8 – Acha o exercício do jornalismo regular importante na sua obra?

Quando a gente escreve só para um círculo de alunos, como fiz por muito tempo, tende a criar um estilo compacto, cheio de abreviaturas e subentendidos, que no fim vira um negócio hermético, ou então a multiplicar as explicações com um didatismo minucioso que se prolonga demais. Voltar ao jornalismo regular foi uma disciplina muito saudável, que me obrigou a exercícios diários para conciliar aquilo que Horácio considerava inconciliável: brevidade e clareza. De outro lado, isso me deu a oportunidade de colocar em circulação idéias que vim “chocando” na solidão ao longo de vinte anos, e que me parece que podem ser úteis para o Brasil.

9 – Signo, preferências, família.

Signo: Touro com ascendente Aquário (como Karl Marx, droga!), Lua em Leão, Marte e Mercúrio em Áries, Júpiter culminante no Escorpião.

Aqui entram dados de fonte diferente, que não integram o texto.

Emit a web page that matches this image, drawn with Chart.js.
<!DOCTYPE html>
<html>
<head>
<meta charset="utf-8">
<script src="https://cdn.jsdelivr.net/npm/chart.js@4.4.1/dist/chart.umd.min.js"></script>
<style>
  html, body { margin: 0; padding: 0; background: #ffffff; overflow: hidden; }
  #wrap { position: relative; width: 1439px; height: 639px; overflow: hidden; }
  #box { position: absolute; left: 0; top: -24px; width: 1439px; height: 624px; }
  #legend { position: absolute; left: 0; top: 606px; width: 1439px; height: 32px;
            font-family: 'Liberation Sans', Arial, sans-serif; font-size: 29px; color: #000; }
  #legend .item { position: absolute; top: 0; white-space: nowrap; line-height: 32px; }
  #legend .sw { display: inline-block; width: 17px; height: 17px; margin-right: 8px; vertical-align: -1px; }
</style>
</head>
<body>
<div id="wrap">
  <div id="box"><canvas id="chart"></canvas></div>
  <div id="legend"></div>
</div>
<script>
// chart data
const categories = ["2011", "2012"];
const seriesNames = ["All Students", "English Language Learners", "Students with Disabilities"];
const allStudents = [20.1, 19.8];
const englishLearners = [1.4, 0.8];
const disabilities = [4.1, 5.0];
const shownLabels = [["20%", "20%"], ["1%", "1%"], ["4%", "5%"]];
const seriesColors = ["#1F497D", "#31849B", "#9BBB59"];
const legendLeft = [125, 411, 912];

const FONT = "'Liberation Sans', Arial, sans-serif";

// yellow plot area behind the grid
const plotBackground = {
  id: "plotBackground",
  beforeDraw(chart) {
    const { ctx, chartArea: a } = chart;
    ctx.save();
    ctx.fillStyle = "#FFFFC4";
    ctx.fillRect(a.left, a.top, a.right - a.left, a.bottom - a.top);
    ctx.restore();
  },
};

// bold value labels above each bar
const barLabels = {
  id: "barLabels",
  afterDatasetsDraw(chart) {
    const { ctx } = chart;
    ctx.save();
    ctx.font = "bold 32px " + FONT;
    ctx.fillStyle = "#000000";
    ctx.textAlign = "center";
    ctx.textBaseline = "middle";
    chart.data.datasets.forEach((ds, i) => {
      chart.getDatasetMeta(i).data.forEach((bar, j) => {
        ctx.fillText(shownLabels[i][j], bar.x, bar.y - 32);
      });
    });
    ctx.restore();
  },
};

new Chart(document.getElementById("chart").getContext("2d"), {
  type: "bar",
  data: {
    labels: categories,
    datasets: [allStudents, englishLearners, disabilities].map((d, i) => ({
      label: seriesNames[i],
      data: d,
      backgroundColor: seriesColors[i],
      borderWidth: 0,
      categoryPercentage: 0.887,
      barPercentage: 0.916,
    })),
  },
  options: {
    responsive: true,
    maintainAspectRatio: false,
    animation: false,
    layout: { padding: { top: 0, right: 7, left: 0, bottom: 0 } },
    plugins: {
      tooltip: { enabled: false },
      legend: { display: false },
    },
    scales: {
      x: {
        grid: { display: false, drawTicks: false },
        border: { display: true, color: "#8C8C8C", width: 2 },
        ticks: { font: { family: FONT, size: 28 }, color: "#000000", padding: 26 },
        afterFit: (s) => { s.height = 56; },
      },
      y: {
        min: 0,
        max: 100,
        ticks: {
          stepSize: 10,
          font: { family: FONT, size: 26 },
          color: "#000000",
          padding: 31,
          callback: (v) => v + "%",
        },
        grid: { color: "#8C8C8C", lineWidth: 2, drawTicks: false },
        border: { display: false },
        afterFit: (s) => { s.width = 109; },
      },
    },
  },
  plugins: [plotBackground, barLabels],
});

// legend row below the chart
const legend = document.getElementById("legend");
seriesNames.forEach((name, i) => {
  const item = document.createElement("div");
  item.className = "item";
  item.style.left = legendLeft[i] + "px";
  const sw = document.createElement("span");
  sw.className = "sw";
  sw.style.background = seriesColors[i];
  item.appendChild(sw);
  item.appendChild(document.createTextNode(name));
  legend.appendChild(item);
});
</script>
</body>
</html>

Preferências: Livro – A Bíblia e o Corão, as escrituras hindus no comentário de Shânkara, a Metafísica de Aristóteles, a Divina Comédia, Dostoiévsky inteiro, Walter Scott e Pío Baroja selecionados, poesias de Camões, Antonio Machado e William Butler Yeats. Comida – Churrasco. Bebida – Café. Hobby – Fumar em lugares proibidos. Bichos – Cães e cavalos. Roupa – A mais barata. Perfume – Água e sabão. Cigarros – Ducados,espanhol, e Romeo y Julieta, cubano, da mesma fábrica dos charutos (cigarros bons são o meu único luxo). Música – Canto gregoriano; Bach; Haendel; Wagner; velhas canções italianas e irlandesas; música caipira de qualquer parte do mundo. Sonho de consumo: um “Irish wolfhound”. Custa uma nota e come muito.

Família: a melhor coisa do mundo. Pena que os filhos sejam apenas oito.

10 – E o futuro? Qual é o lugar do Brasil no mundo?

Acho que o Brasil passa pelo momento mais difícil e mais decisivo da sua História. Temos o sonho de ser uma nação e temos o direito de sê-lo, mas, no momento em que estamos quase para realizar esse sonho, as nações já não estão na moda e o governo mundial avança a passos de gigante. Nosso desafio é provar que somos capazes de representar os ideais superiores da humanidade melhor do que o governo mundial. Mas, para isso, precisamos de três coisas: absorver rapidamente o legado espiritual de todas as civilizações, aprender a esquivar-nos das alternativas ideológicas estereotipadas com que a estratégia mundialista nos divide, e superar um falso nacionalismo nativista, complexado e debilitante, que é hoje facilmente manipulável pelas esquerdas vendidas à Nova Ordem Mundial. Temos de criar um novo nacionalismo, capaz de competir no mercado mundial. Costumo chamá-lo de nacional-liberalismo, com a ressalva de que não é um sistema ideológico mas apenas um arranjo de ocasião, uma solução brasileira de improviso.

O maior obstáculo são os intelectuais, fortemente apegados a esquemas ideológicos absurdos, a ressentimentos antimilitares que são muito bem aproveitados (e bem pagos) pela estratégia mundialista para nos debilitar, e a ódios pessoais racionalmente inexplicáveis, como essa birra contra o Roberto Campos, um homem que, no campo das ações e não do blá-blá-blá, fez mais pelo Brasil do que toda a esquerda reunida. Para dobrar essa gente, só mesmo a paciência do Antônio Olinto.